** START GIVEN INFORMATION **

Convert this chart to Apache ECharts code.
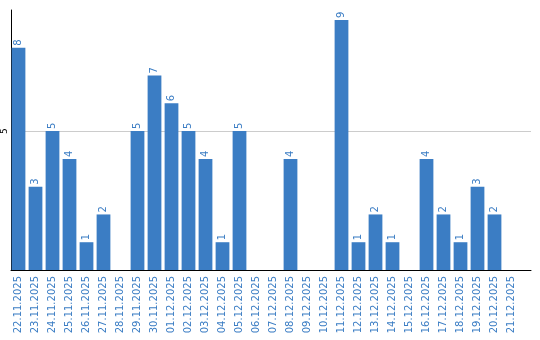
<!DOCTYPE html>
<html><head><meta charset="utf-8">
<script src="https://cdn.jsdelivr.net/npm/echarts@6/dist/echarts.min.js"></script>
<style>html,body{margin:0;padding:0;background:#fff}#c{width:540px;height:340px}</style>
</head><body><div id="c"></div>
<script>
const categories = ['22.11.2025','23.11.2025','24.11.2025','25.11.2025','26.11.2025','27.11.2025','28.11.2025','29.11.2025','30.11.2025','01.12.2025','02.12.2025','03.12.2025','04.12.2025','05.12.2025','06.12.2025','07.12.2025','08.12.2025','09.12.2025','10.12.2025','11.12.2025','12.12.2025','13.12.2025','14.12.2025','15.12.2025','16.12.2025','17.12.2025','18.12.2025','19.12.2025','20.12.2025','21.12.2025'];
const values = [8,3,5,4,1,2,0,5,7,6,5,4,1,5,0,0,4,0,0,9,1,2,1,0,4,2,1,3,2,0];
const yTicks = [5];
const yMax = 9.36;
const chart = echarts.init(document.getElementById('c'));
chart.setOption({
  animation: false,
  grid: [
    {left: 10, right: 9, top: 10, bottom: 70},
    {left: 10, right: 20, top: 10, bottom: 70}
  ],
  xAxis: [
    {type: 'value', gridIndex: 0, min: 0, max: 1,
      axisLine: {show: true, onZero: false, lineStyle: {color: '#000', width: 1}},
      axisTick: {show: false}, axisLabel: {show: false}, splitLine: {show: false}},
    {type: 'category', gridIndex: 1, data: categories,
      axisLine: {show: false}, axisTick: {show: false},
      axisLabel: {rotate: 90, interval: 0, color: '#3b7dc4', fontFamily: 'DejaVu Sans', fontSize: 10, margin: 6}}
  ],
  yAxis: [
    {type: 'value', gridIndex: 0, min: 0, max: yMax, interval: 5, z: 0,
      axisLine: {show: true, lineStyle: {color: '#000', width: 1}},
      axisTick: {show: false},
      splitLine: {show: true, showMinLine: false, showMaxLine: false, lineStyle: {color: '#cccccc', width: 1}},
      axisLabel: {rotate: 90, color: '#000', fontFamily: 'DejaVu Sans', fontSize: 9, margin: 2,
        formatter: v => yTicks.includes(v) ? String(v) : ''}},
    {type: 'value', gridIndex: 1, min: 0, max: yMax, show: false}
  ],
  series: [
    {type: 'bar', xAxisIndex: 1, yAxisIndex: 1, data: values, barCategoryGap: '19%', z: 10, zlevel: 1,
      itemStyle: {color: '#3b7dc4'},
      label: {show: true, position: 'top', rotate: 90, align: 'left', verticalAlign: 'middle', distance: 2,
        color: '#3b7dc4', fontFamily: 'DejaVu Sans', fontSize: 10,
        formatter: p => p.value ? String(p.value) : ''}}
  ]
});
</script></body></html>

** END GIVEN INFORMATION **

▸ **AIM OF THE EXERCISE**:
Drop the images and repeat the data exactly.

▸ **EXPECTED ANSWER**:
Convert this chart to Apache ECharts code.
<!DOCTYPE html>
<html><head><meta charset="utf-8">
<script src="https://cdn.jsdelivr.net/npm/echarts@6/dist/echarts.min.js"></script>
<style>html,body{margin:0;padding:0;background:#fff}#c{width:540px;height:340px}</style>
</head><body><div id="c"></div>
<script>
const categories = ['22.11.2025','23.11.2025','24.11.2025','25.11.2025','26.11.2025','27.11.2025','28.11.2025','29.11.2025','30.11.2025','01.12.2025','02.12.2025','03.12.2025','04.12.2025','05.12.2025','06.12.2025','07.12.2025','08.12.2025','09.12.2025','10.12.2025','11.12.2025','12.12.2025','13.12.2025','14.12.2025','15.12.2025','16.12.2025','17.12.2025','18.12.2025','19.12.2025','20.12.2025','21.12.2025'];
const values = [8,3,5,4,1,2,0,5,7,6,5,4,1,5,0,0,4,0,0,9,1,2,1,0,4,2,1,3,2,0];
const yTicks = [5];
const yMax = 9.36;
const chart = echarts.init(document.getElementById('c'));
chart.setOption({
  animation: false,
  grid: [
    {left: 10, right: 9, top: 10, bottom: 70},
    {left: 10, right: 20, top: 10, bottom: 70}
  ],
  xAxis: [
    {type: 'value', gridIndex: 0, min: 0, max: 1,
      axisLine: {show: true, onZero: false, lineStyle: {color: '#000', width: 1}},
      axisTick: {show: false}, axisLabel: {show: false}, splitLine: {show: false}},
    {type: 'category', gridIndex: 1, data: categories,
      axisLine: {show: false}, axisTick: {show: false},
      axisLabel: {rotate: 90, interval: 0, color: '#3b7dc4', fontFamily: 'DejaVu Sans', fontSize: 10, margin: 6}}
  ],
  yAxis: [
    {type: 'value', gridIndex: 0, min: 0, max: yMax, interval: 5, z: 0,
      axisLine: {show: true, lineStyle: {color: '#000', width: 1}},
      axisTick: {show: false},
      splitLine: {show: true, showMinLine: false, showMaxLine: false, lineStyle: {color: '#cccccc', width: 1}},
      axisLabel: {rotate: 90, color: '#000', fontFamily: 'DejaVu Sans', fontSize: 9, margin: 2,
        formatter: v => yTicks.includes(v) ? String(v) : ''}},
    {type: 'value', gridIndex: 1, min: 0, max: yMax, show: false}
  ],
  series: [
    {type: 'bar', xAxisIndex: 1, yAxisIndex: 1, data: values, barCategoryGap: '19%', z: 10, zlevel: 1,
      itemStyle: {color: '#3b7dc4'},
      label: {show: true, position: 'top', rotate: 90, align: 'left', verticalAlign: 'middle', distance: 2,
        color: '#3b7dc4', fontFamily: 'DejaVu Sans', fontSize: 10,
        formatter: p => p.value ? String(p.value) : ''}}
  ]
});
</script></body></html>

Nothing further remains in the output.